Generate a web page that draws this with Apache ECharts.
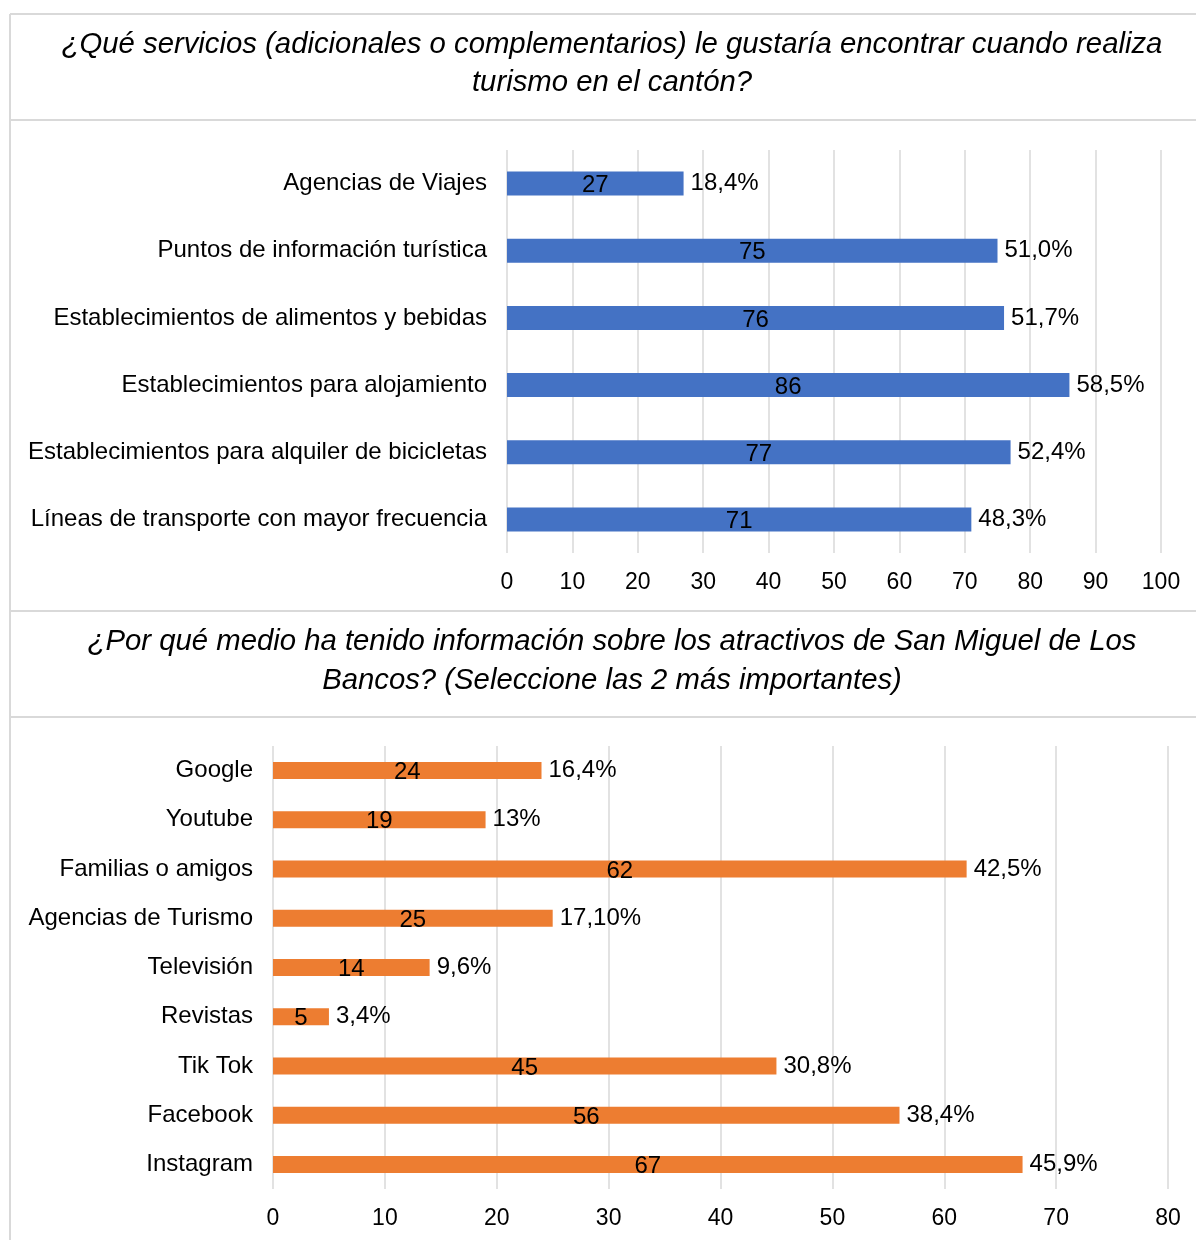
<!DOCTYPE html>
<html><head><meta charset="utf-8">
<script src="https://cdn.jsdelivr.net/npm/echarts@6/dist/echarts.min.js"></script>
<style>html,body{margin:0;padding:0;background:#fff}#c{width:1196px;height:1240px}</style>
</head><body><div id="c"></div>
<script>
const title1 = '¿Qué servicios (adicionales o complementarios) le gustaría encontrar cuando realiza\nturismo en el cantón?';
const cats1 = ['Agencias de Viajes','Puntos de información turística','Establecimientos de alimentos y bebidas','Establecimientos para alojamiento','Establecimientos para alquiler de bicicletas','Líneas de transporte con mayor frecuencia'];
const vals1 = [27,75,76,86,77,71];
const pct1 = ['18,4%','51,0%','51,7%','58,5%','52,4%','48,3%'];

const title2 = '¿Por qué medio ha tenido información sobre los atractivos de San Miguel de Los\nBancos? (Seleccione las 2 más importantes)';
const cats2 = ['Google','Youtube','Familias o amigos','Agencias de Turismo','Televisión','Revistas','Tik Tok','Facebook','Instagram'];
const vals2 = [24,19,62,25,14,5,45,56,67];
const pct2 = ['16,4%','13%','42,5%','17,10%','9,6%','3,4%','30,8%','38,4%','45,9%'];

const FONT = '"Liberation Sans", Arial, sans-serif';
const chart = echarts.init(document.getElementById('c'));
const lineStyle = {stroke:'#d9d9d9', lineWidth:2};
function hline(y){return {type:'line', shape:{x1:10,y1:y,x2:1196,y2:y}, style:lineStyle, silent:true};}
const txt = {fontFamily:FONT, fontSize:24, color:'#000'};
const tickTxt = {fontFamily:FONT, fontSize:23, color:'#000'};

function axes(gi, cats, max){
  return {
    x: {type:'value', gridIndex:gi, min:0, max:max, interval:10,
        axisLine:{show:false}, axisTick:{show:false},
        axisLabel:Object.assign({margin:18}, tickTxt),
        splitLine:{show:true, lineStyle:{color:'#d9d9d9', width:1.5}}},
    y: {type:'category', gridIndex:gi, data:cats, inverse:true,
        axisLine:{show:false}, axisTick:{show:false},
        axisLabel:Object.assign({margin:20}, txt)}
  };
}
const a1 = axes(0, cats1, 100), a2 = axes(1, cats2, 80);

function seriesPair(gi, vals, pcts, color, bw){
  return [
    {type:'bar', xAxisIndex:gi, yAxisIndex:gi, data:vals, barWidth:bw,
     itemStyle:{color:color}, silent:true,
     label:Object.assign({show:true, position:'inside', offset:[0,2]}, txt)},
    {type:'bar', xAxisIndex:gi, yAxisIndex:gi, data:vals, barWidth:bw, barGap:'-100%',
     itemStyle:{color:'rgba(0,0,0,0)'}, silent:true,
     label:Object.assign({show:true, position:'right', distance:7,
       formatter:p=>pcts[p.dataIndex]}, txt)}
  ];
}

chart.setOption({
  animation:false,
  title:[
    {text:title1, left:607, top:21, textAlign:'center',
     textStyle:{fontFamily:FONT, fontSize:29.3, fontStyle:'italic', fontWeight:'normal', color:'#000', lineHeight:38}},
    {text:title2, left:607, top:617, textAlign:'center',
     textStyle:{fontFamily:FONT, fontSize:29.3, fontStyle:'italic', fontWeight:'normal', color:'#000', lineHeight:39}}
  ],
  grid:[
    {left:507, right:35, top:150, height:403},
    {left:273, right:28, top:746, height:443}
  ],
  xAxis:[a1.x, a2.x],
  yAxis:[a1.y, a2.y],
  series:[...seriesPair(0, vals1, pct1, '#4472C4', 24), ...seriesPair(1, vals2, pct2, '#ED7D31', 17)],
  graphic:[
    hline(14), hline(120), hline(611), hline(717),
    {type:'line', shape:{x1:10,y1:14,x2:10,y2:1240}, style:lineStyle, silent:true}
  ]
});
</script></body></html>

..............................

_GOAL_.
Leave the images out and output the remaining material exactly as it stands.

_THE COMPLETED TASK_.
Generate a web page that draws this with Apache ECharts.
<!DOCTYPE html>
<html><head><meta charset="utf-8">
<script src="https://cdn.jsdelivr.net/npm/echarts@6/dist/echarts.min.js"></script>
<style>html,body{margin:0;padding:0;background:#fff}#c{width:1196px;height:1240px}</style>
</head><body><div id="c"></div>
<script>
const title1 = '¿Qué servicios (adicionales o complementarios) le gustaría encontrar cuando realiza\nturismo en el cantón?';
const cats1 = ['Agencias de Viajes','Puntos de información turística','Establecimientos de alimentos y bebidas','Establecimientos para alojamiento','Establecimientos para alquiler de bicicletas','Líneas de transporte con mayor frecuencia'];
const vals1 = [27,75,76,86,77,71];
const pct1 = ['18,4%','51,0%','51,7%','58,5%','52,4%','48,3%'];

const title2 = '¿Por qué medio ha tenido información sobre los atractivos de San Miguel de Los\nBancos? (Seleccione las 2 más importantes)';
const cats2 = ['Google','Youtube','Familias o amigos','Agencias de Turismo','Televisión','Revistas','Tik Tok','Facebook','Instagram'];
const vals2 = [24,19,62,25,14,5,45,56,67];
const pct2 = ['16,4%','13%','42,5%','17,10%','9,6%','3,4%','30,8%','38,4%','45,9%'];

const FONT = '"Liberation Sans", Arial, sans-serif';
const chart = echarts.init(document.getElementById('c'));
const lineStyle = {stroke:'#d9d9d9', lineWidth:2};
function hline(y){return {type:'line', shape:{x1:10,y1:y,x2:1196,y2:y}, style:lineStyle, silent:true};}
const txt = {fontFamily:FONT, fontSize:24, color:'#000'};
const tickTxt = {fontFamily:FONT, fontSize:23, color:'#000'};

function axes(gi, cats, max){
  return {
    x: {type:'value', gridIndex:gi, min:0, max:max, interval:10,
        axisLine:{show:false}, axisTick:{show:false},
        axisLabel:Object.assign({margin:18}, tickTxt),
        splitLine:{show:true, lineStyle:{color:'#d9d9d9', width:1.5}}},
    y: {type:'category', gridIndex:gi, data:cats, inverse:true,
        axisLine:{show:false}, axisTick:{show:false},
        axisLabel:Object.assign({margin:20}, txt)}
  };
}
const a1 = axes(0, cats1, 100), a2 = axes(1, cats2, 80);

function seriesPair(gi, vals, pcts, color, bw){
  return [
    {type:'bar', xAxisIndex:gi, yAxisIndex:gi, data:vals, barWidth:bw,
     itemStyle:{color:color}, silent:true,
     label:Object.assign({show:true, position:'inside', offset:[0,2]}, txt)},
    {type:'bar', xAxisIndex:gi, yAxisIndex:gi, data:vals, barWidth:bw, barGap:'-100%',
     itemStyle:{color:'rgba(0,0,0,0)'}, silent:true,
     label:Object.assign({show:true, position:'right', distance:7,
       formatter:p=>pcts[p.dataIndex]}, txt)}
  ];
}

chart.setOption({
  animation:false,
  title:[
    {text:title1, left:607, top:21, textAlign:'center',
     textStyle:{fontFamily:FONT, fontSize:29.3, fontStyle:'italic', fontWeight:'normal', color:'#000', lineHeight:38}},
    {text:title2, left:607, top:617, textAlign:'center',
     textStyle:{fontFamily:FONT, fontSize:29.3, fontStyle:'italic', fontWeight:'normal', color:'#000', lineHeight:39}}
  ],
  grid:[
    {left:507, right:35, top:150, height:403},
    {left:273, right:28, top:746, height:443}
  ],
  xAxis:[a1.x, a2.x],
  yAxis:[a1.y, a2.y],
  series:[...seriesPair(0, vals1, pct1, '#4472C4', 24), ...seriesPair(1, vals2, pct2, '#ED7D31', 17)],
  graphic:[
    hline(14), hline(120), hline(611), hline(717),
    {type:'line', shape:{x1:10,y1:14,x2:10,y2:1240}, style:lineStyle, silent:true}
  ]
});
</script></body></html>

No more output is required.